To tell John Murray that Labor, in standing up for people in his position, is somehow saying that he does not have the nous is to completely misunderstand the predicament this gentleman and many like him find themselves in, where they are effectively dependent on a single entity for their work, and that entity has the ability to simply redetermine, at will, the conditions of engagement. What is the choice that Mr Murray has? This is the fallacy at the heart of this legislation.

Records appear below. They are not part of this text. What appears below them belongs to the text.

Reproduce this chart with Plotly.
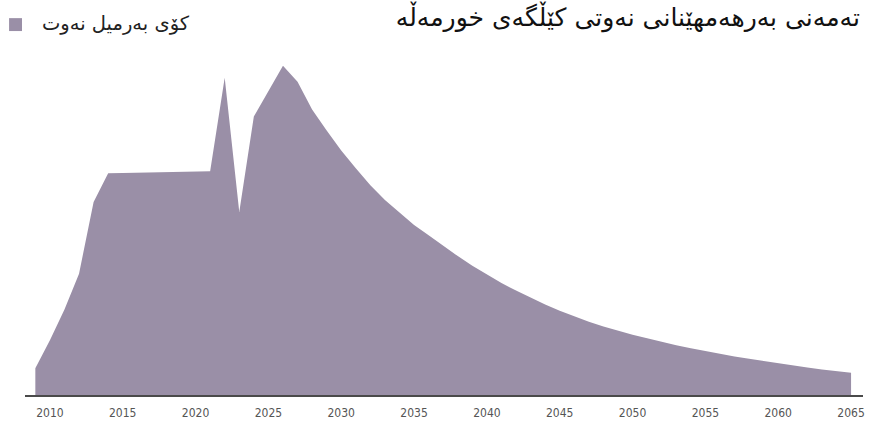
import plotly.graph_objects as go

# Years (yearly data) and estimated production values (arbitrary units)
years = list(range(2009, 2066))
production = [
    8.1, 16.5, 25.8, 36.6, 58.2, 66.9, 67.0, 67.1, 67.2, 67.3,
    67.4, 67.5, 67.5, 95.7, 55.2, 84.0, 91.8, 99.3, 94.5, 86.1,
    79.8, 73.8, 68.4, 63.3, 58.8, 54.9, 51.3, 48.2, 45.0, 41.9,
    39.0, 36.3, 33.8, 31.5, 29.3, 27.3, 25.4, 23.7, 22.1, 20.7,
    19.4, 18.2, 17.1, 16.0, 15.0, 14.1, 13.2, 12.4, 11.6, 10.9,
    10.2, 9.6, 8.9, 8.3, 7.7, 7.2, 6.7,
]
tick_years = list(range(2010, 2070, 5))
tick_labels = [str(y) for y in tick_years]

title_text = "تەمەنی بەرهەمهێنانی نەوتی کێڵگەی خورمەڵە"
legend_text = "کۆی بەرمیل نەوت"
area_color = "#9a8fa7"

fig = go.Figure()
fig.add_trace(go.Scatter(
    x=years, y=production, mode="lines", fill="tozeroy",
    fillcolor=area_color, line=dict(width=0, color=area_color),
    name=legend_text, showlegend=False, hoverinfo="x+y",
))

fig.update_layout(
    width=869, height=424,
    margin=dict(l=25, r=4, t=40, b=27),
    paper_bgcolor="white", plot_bgcolor="white",
    hovermode=False,
    title=dict(
        text=title_text, xref="paper", x=0.9964, xanchor="right",
        yref="container", y=0.96, yanchor="middle",
        font=dict(family="DejaVu Sans", size=25, color="#111111"),
    ),
    xaxis=dict(
        range=[2008.29, 2065.82], showgrid=False, zeroline=False,
        showline=True, linecolor="#4a4a4a", linewidth=2,
        tickmode="array", tickvals=tick_years, ticktext=tick_labels,
        ticks="", ticklabelstandoff=6,
        tickfont=dict(family="DejaVu Sans Condensed", size=12, color="#555555"),
    ),
    yaxis=dict(range=[0, 107.1], visible=False, showgrid=False, zeroline=False),
    font=dict(family="DejaVu Sans"),
    shapes=[dict(
        type="rect", xref="paper", yref="paper",
        x0=-0.019, x1=-0.0036, y0=1.0252, y1=1.0616,
        fillcolor=area_color, line=dict(width=0),
    )],
    annotations=[
        dict(text=legend_text, xref="paper", yref="paper", x=0.0179, y=1.0476,
             xanchor="left", yanchor="middle", showarrow=False,
             font=dict(family="DejaVu Sans", size=19.5, color="#222222")),
    ],
)

fig.write_html(
    "out.html",
    config={"displayModeBar": False},
    post_script="document.body.style.margin='0';document.body.style.overflow='hidden';",
)
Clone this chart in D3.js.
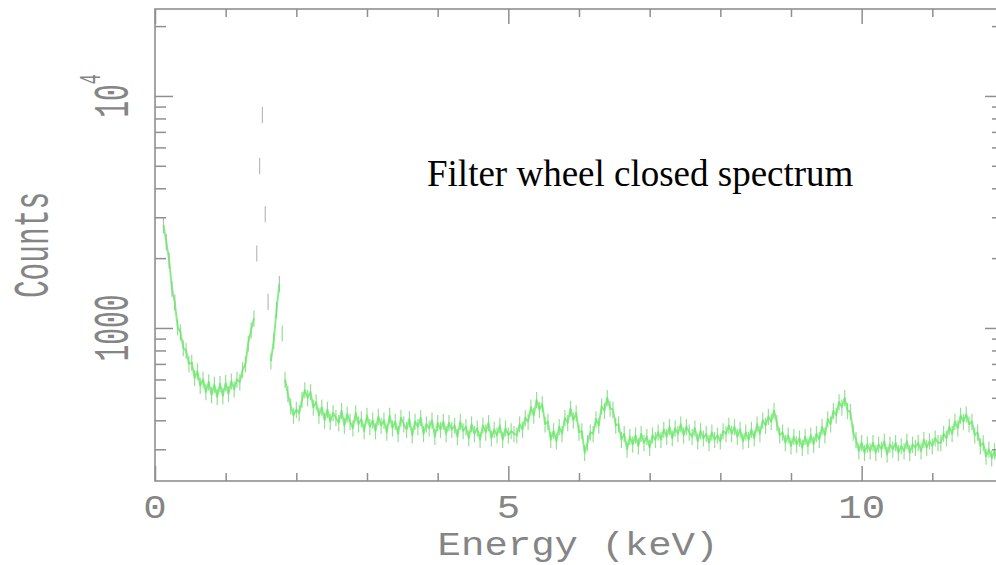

I want to make a point about vulnerable workers. In his contribution, the minister seemed to ignore the fact that legislatures around Australia have recognised that the common-law definition of employee simply does not adequately protect many vulnerable workers. Outworkers are an example of that, and the government has belatedly come to recognise that fact. In the regulation impact statement in the explanatory memorandum—not the supplementary EM but the EM to this bill—you can go through, at attachment A, which begins on page 27, a range of workers who are going to be affected by this legislation who previously were under state deeming provisions in industrial relations laws in the states. The parliament said that these workers may not or do not meet the common-law definition of employee but there are very good public policy arguments for giving these workers access to those rights which would normally be accrued by employees

The minister countered this by saying, ‘The Labor Party just want as many people as possible to be employees.’ Do you know what we want? We want people to be reasonably protected. We think there should be legislation to deal with unfair contracts. We think there should be statutory definitions to minimise the prospect of sham contracts. We think those employees who are vulnerable and who have been deemed by legislation to be employees because they do not meet the common-law definition ought to be protected.

You can go through the sorts of people who are going to be left out in the cold—for instance, the milk vendors and cleaners who are under the New South Wales legislation. Cleaners have been deemed employees under South Australian legislation for some time. These are not people who have an enormous amount of bargaining power. The industry is generally dominated by women and has a high proportion of people from non-English-speaking backgrounds. Is the minister seriously saying, ‘It’s a commercial arrangement and we don’t have to worry about them’? This is the illogicality of the government’s position, which is actually driven by ideology and not by the reality of the experience of the lives of many working Australians. So Labor will be supporting Senator Murray’s amendments and we will continue to oppose this legislation.